- **What is needed**:
Write out each record below exactly as it appears, with no pictures.

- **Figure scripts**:
=======

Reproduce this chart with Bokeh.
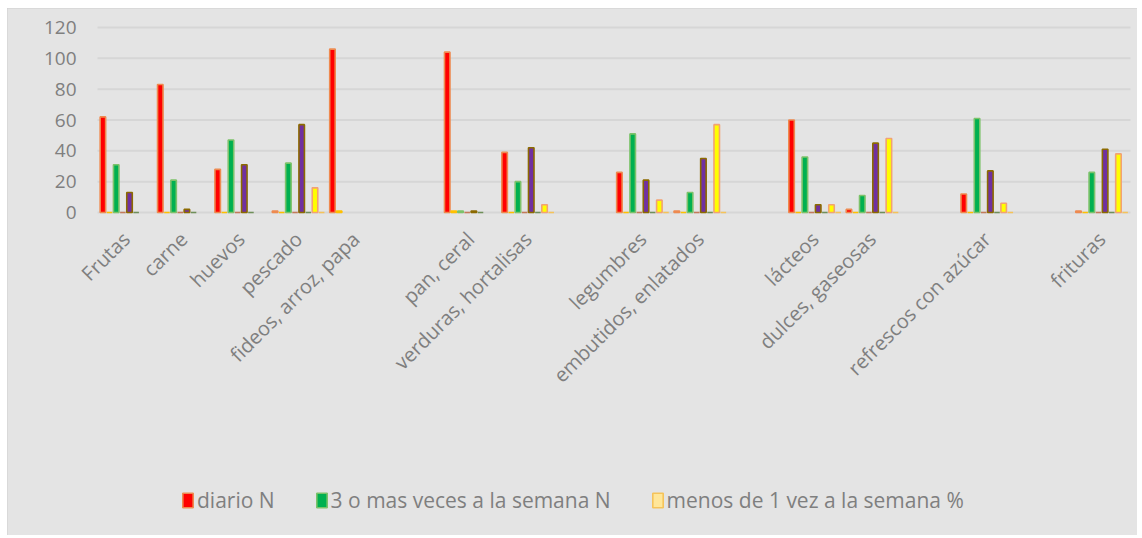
import math
from bokeh.plotting import figure
from bokeh.models import ColumnDataSource, Range1d, Legend, LegendItem
from bokeh.core.properties import value
from bokeh.transform import dodge
from bokeh.embed import file_html
from bokeh.resources import INLINE

nan = float("nan")

# categories (blank strings are empty slots on the axis)
categories = ["Frutas", "carne", "huevos", "pescado", "fideos, arroz, papa", "",
              "pan, ceral", "verduras, hortalisas", "", "legumbres",
              "embutidos, enlatados", "", "lácteos", "dulces, gaseosas", "",
              "refrescos con azúcar", "", "frituras"]

# series values (nan = no value in that slot)
diario_N        = [62, 83, 28, 1, 106, nan, 104, 39, nan, 26, 1, nan, 60, 2, nan, 12, nan, 1]
diario_pct      = [0, 0, 0, 0, 1, nan, 1, 0, nan, 0, 0, nan, 0, 0, nan, 0, nan, 0]
tres_o_mas_N    = [31, 21, 47, 32, nan, nan, 1, 20, nan, 51, 13, nan, 36, 11, nan, 61, nan, 26]
tres_o_mas_pct  = [0, 0, 0, 0, nan, nan, 0, 0, nan, 0, 0, nan, 0, 0, nan, 0, nan, 0]
una_dos_N       = [13, 2, 31, 57, nan, nan, 1, 42, nan, 21, 35, nan, 5, 45, nan, 27, nan, 41]
una_dos_pct     = [0, 0, 0, 0, nan, nan, 0, 0, nan, 0, 0, nan, 0, 0, nan, 0, nan, 0]
menos_de_1_N    = [nan, nan, nan, 16, nan, nan, nan, 5, nan, 8, 57, nan, 5, 48, nan, 6, nan, 38]
menos_de_1_pct  = [nan, nan, nan, 0, nan, nan, nan, 0, nan, 0, 0, nan, 0, 0, nan, 0, nan, 0]

y_ticks = [0, 20, 40, 60, 80, 100, 120]
y_tick_labels = [str(t) for t in y_ticks]

series_names = ["diario N", "diario %", "3 o mas veces a la semana N", "3 o mas veces a la semana %",
                "1 a 2 veces a la semana N", "1 a 2 veces a la semana %",
                "menos de 1 vez a la semana N", "menos de 1 vez a la semana %"]
series_data = [diario_N, diario_pct, tres_o_mas_N, tres_o_mas_pct,
               una_dos_N, una_dos_pct, menos_de_1_N, menos_de_1_pct]
fills = ["#FF0000", "#FFC000", "#00B050", "#C47A5A", "#7030A0", "#6F8F5A", "#FFFF00", "#FFE699"]
lines = ["#EE8A50", "#FFC000", "#7CC26A", "#C47A5A", "#8C6A00", "#6F8F5A", "#F2A273", "#F5C35A"]
legend_idx = [0, 2, 7]

n = len(categories)
slots = list(range(n))
src = ColumnDataSource(dict(slot=slots, cat=categories,
                            **{f"s{i}": d for i, d in enumerate(series_data)}))

BG = "#E4E4E4"
TXT = "#7F7F7F"
FONT = "Open Sans"

W, H = 1130, 527
# plot area (in figure pixels): left 90, right 1123, value 120 at 19, value 0 at 204
left_px, right_px, top_px, zero_px = 90, 1123, 19, 204
px_per_slot = (right_px - left_px) / n
x_start = -0.5 - left_px / px_per_slot
x_end = n - 0.5 + (W - right_px) / px_per_slot
px_per_unit = (zero_px - top_px) / 120.0
y_end = 120 + top_px / px_per_unit
y_start = -(H - zero_px) / px_per_unit

p = figure(width=W, height=H, x_range=Range1d(x_start, x_end), y_range=Range1d(y_start, y_end),
           output_backend="svg", toolbar_location=None,
           min_border_left=0, min_border_right=0, min_border_top=0, min_border_bottom=0)
p.background_fill_color = BG
p.border_fill_color = BG
p.outline_line_color = None
p.styles = {"margin": "8px 0 0 7px", "outline": "1px solid #CFCFCF", "outline-offset": "-1px"}
p.xaxis.visible = False
p.yaxis.visible = False
p.grid.visible = False

# horizontal gridlines across the plot area
p.segment(x0=-0.5, x1=n - 0.5, y0=y_ticks, y1=y_ticks, line_color="#D6D6D6", line_width=2)

step = 0.116
bw = 0.096
renderers = []
for i, d in enumerate(series_data):
    r = p.vbar(x=dodge("slot", (i - 3.5) * step), top=f"s{i}", width=bw,
               source=src, fill_color=fills[i], line_color=lines[i], line_width=1.6)
    renderers.append(r)

# y tick labels
p.text(x=-0.5, y=y_ticks, text=y_tick_labels, x_offset=-21,
       text_align="right", text_baseline="middle",
       text_font=value(FONT), text_font_size="19px", text_color=TXT)

# category labels, rotated, hanging under the zero line
p.text(x="slot", y=0, text="cat", source=src, angle=math.pi / 4,
       text_align="right", text_baseline="middle", x_offset=0, y_offset=23,
       text_font=value(FONT), text_font_size="20px", text_color=TXT)

items = [LegendItem(label=series_names[i], renderers=[renderers[i]]) for i in legend_idx]
legend = Legend(items=items, orientation="horizontal", location=(174, 21),
                background_fill_alpha=0, border_line_color=None,
                label_text_font=FONT, label_text_font_size="21px", label_text_color=TXT,
                glyph_width=13, glyph_height=18, label_standoff=3, spacing=40,
                padding=0, margin=0)
p.add_layout(legend, "center")

open("out.html", "w").write(file_html(p, INLINE))
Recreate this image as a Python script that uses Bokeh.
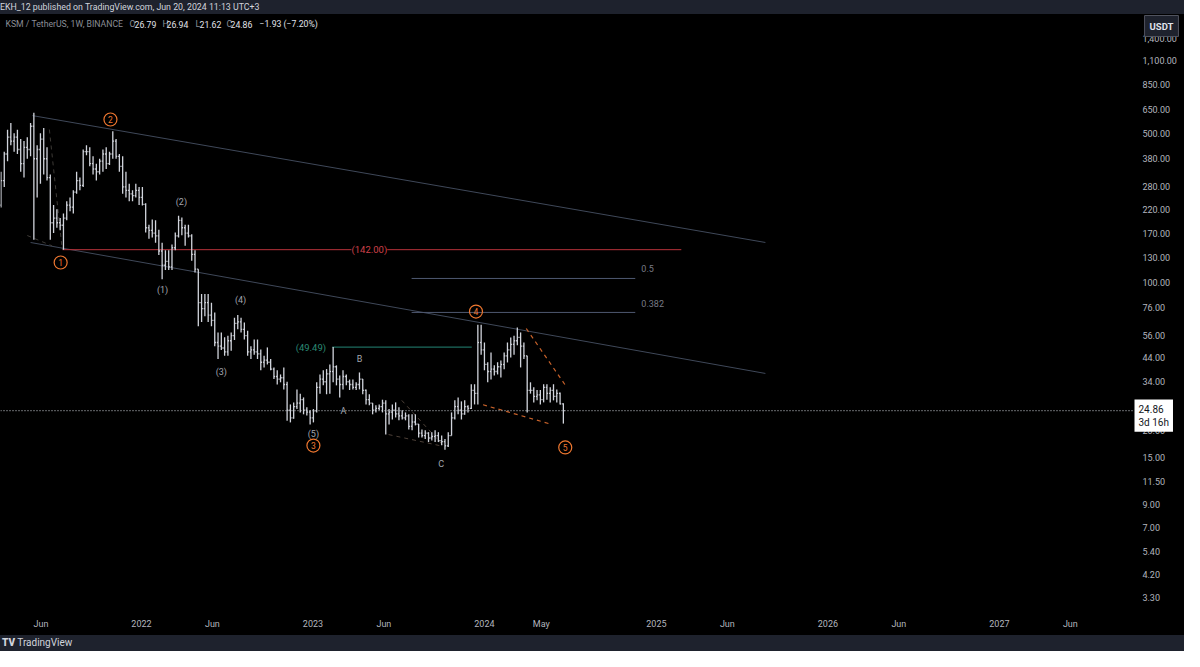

=======

- **Exercise result**:
Reproduce this chart with Bokeh.
import math
from bokeh.plotting import figure
from bokeh.models import ColumnDataSource, Range1d, Legend, LegendItem
from bokeh.core.properties import value
from bokeh.transform import dodge
from bokeh.embed import file_html
from bokeh.resources import INLINE

nan = float("nan")

# categories (blank strings are empty slots on the axis)
categories = ["Frutas", "carne", "huevos", "pescado", "fideos, arroz, papa", "",
              "pan, ceral", "verduras, hortalisas", "", "legumbres",
              "embutidos, enlatados", "", "lácteos", "dulces, gaseosas", "",
              "refrescos con azúcar", "", "frituras"]

# series values (nan = no value in that slot)
diario_N        = [62, 83, 28, 1, 106, nan, 104, 39, nan, 26, 1, nan, 60, 2, nan, 12, nan, 1]
diario_pct      = [0, 0, 0, 0, 1, nan, 1, 0, nan, 0, 0, nan, 0, 0, nan, 0, nan, 0]
tres_o_mas_N    = [31, 21, 47, 32, nan, nan, 1, 20, nan, 51, 13, nan, 36, 11, nan, 61, nan, 26]
tres_o_mas_pct  = [0, 0, 0, 0, nan, nan, 0, 0, nan, 0, 0, nan, 0, 0, nan, 0, nan, 0]
una_dos_N       = [13, 2, 31, 57, nan, nan, 1, 42, nan, 21, 35, nan, 5, 45, nan, 27, nan, 41]
una_dos_pct     = [0, 0, 0, 0, nan, nan, 0, 0, nan, 0, 0, nan, 0, 0, nan, 0, nan, 0]
menos_de_1_N    = [nan, nan, nan, 16, nan, nan, nan, 5, nan, 8, 57, nan, 5, 48, nan, 6, nan, 38]
menos_de_1_pct  = [nan, nan, nan, 0, nan, nan, nan, 0, nan, 0, 0, nan, 0, 0, nan, 0, nan, 0]

y_ticks = [0, 20, 40, 60, 80, 100, 120]
y_tick_labels = [str(t) for t in y_ticks]

series_names = ["diario N", "diario %", "3 o mas veces a la semana N", "3 o mas veces a la semana %",
                "1 a 2 veces a la semana N", "1 a 2 veces a la semana %",
                "menos de 1 vez a la semana N", "menos de 1 vez a la semana %"]
series_data = [diario_N, diario_pct, tres_o_mas_N, tres_o_mas_pct,
               una_dos_N, una_dos_pct, menos_de_1_N, menos_de_1_pct]
fills = ["#FF0000", "#FFC000", "#00B050", "#C47A5A", "#7030A0", "#6F8F5A", "#FFFF00", "#FFE699"]
lines = ["#EE8A50", "#FFC000", "#7CC26A", "#C47A5A", "#8C6A00", "#6F8F5A", "#F2A273", "#F5C35A"]
legend_idx = [0, 2, 7]

n = len(categories)
slots = list(range(n))
src = ColumnDataSource(dict(slot=slots, cat=categories,
                            **{f"s{i}": d for i, d in enumerate(series_data)}))

BG = "#E4E4E4"
TXT = "#7F7F7F"
FONT = "Open Sans"

W, H = 1130, 527
# plot area (in figure pixels): left 90, right 1123, value 120 at 19, value 0 at 204
left_px, right_px, top_px, zero_px = 90, 1123, 19, 204
px_per_slot = (right_px - left_px) / n
x_start = -0.5 - left_px / px_per_slot
x_end = n - 0.5 + (W - right_px) / px_per_slot
px_per_unit = (zero_px - top_px) / 120.0
y_end = 120 + top_px / px_per_unit
y_start = -(H - zero_px) / px_per_unit

p = figure(width=W, height=H, x_range=Range1d(x_start, x_end), y_range=Range1d(y_start, y_end),
           output_backend="svg", toolbar_location=None,
           min_border_left=0, min_border_right=0, min_border_top=0, min_border_bottom=0)
p.background_fill_color = BG
p.border_fill_color = BG
p.outline_line_color = None
p.styles = {"margin": "8px 0 0 7px", "outline": "1px solid #CFCFCF", "outline-offset": "-1px"}
p.xaxis.visible = False
p.yaxis.visible = False
p.grid.visible = False

# horizontal gridlines across the plot area
p.segment(x0=-0.5, x1=n - 0.5, y0=y_ticks, y1=y_ticks, line_color="#D6D6D6", line_width=2)

step = 0.116
bw = 0.096
renderers = []
for i, d in enumerate(series_data):
    r = p.vbar(x=dodge("slot", (i - 3.5) * step), top=f"s{i}", width=bw,
               source=src, fill_color=fills[i], line_color=lines[i], line_width=1.6)
    renderers.append(r)

# y tick labels
p.text(x=-0.5, y=y_ticks, text=y_tick_labels, x_offset=-21,
       text_align="right", text_baseline="middle",
       text_font=value(FONT), text_font_size="19px", text_color=TXT)

# category labels, rotated, hanging under the zero line
p.text(x="slot", y=0, text="cat", source=src, angle=math.pi / 4,
       text_align="right", text_baseline="middle", x_offset=0, y_offset=23,
       text_font=value(FONT), text_font_size="20px", text_color=TXT)

items = [LegendItem(label=series_names[i], renderers=[renderers[i]]) for i in legend_idx]
legend = Legend(items=items, orientation="horizontal", location=(174, 21),
                background_fill_alpha=0, border_line_color=None,
                label_text_font=FONT, label_text_font_size="21px", label_text_color=TXT,
                glyph_width=13, glyph_height=18, label_standoff=3, spacing=40,
                padding=0, margin=0)
p.add_layout(legend, "center")

open("out.html", "w").write(file_html(p, INLINE))
Recreate this image as a Python script that uses Bokeh.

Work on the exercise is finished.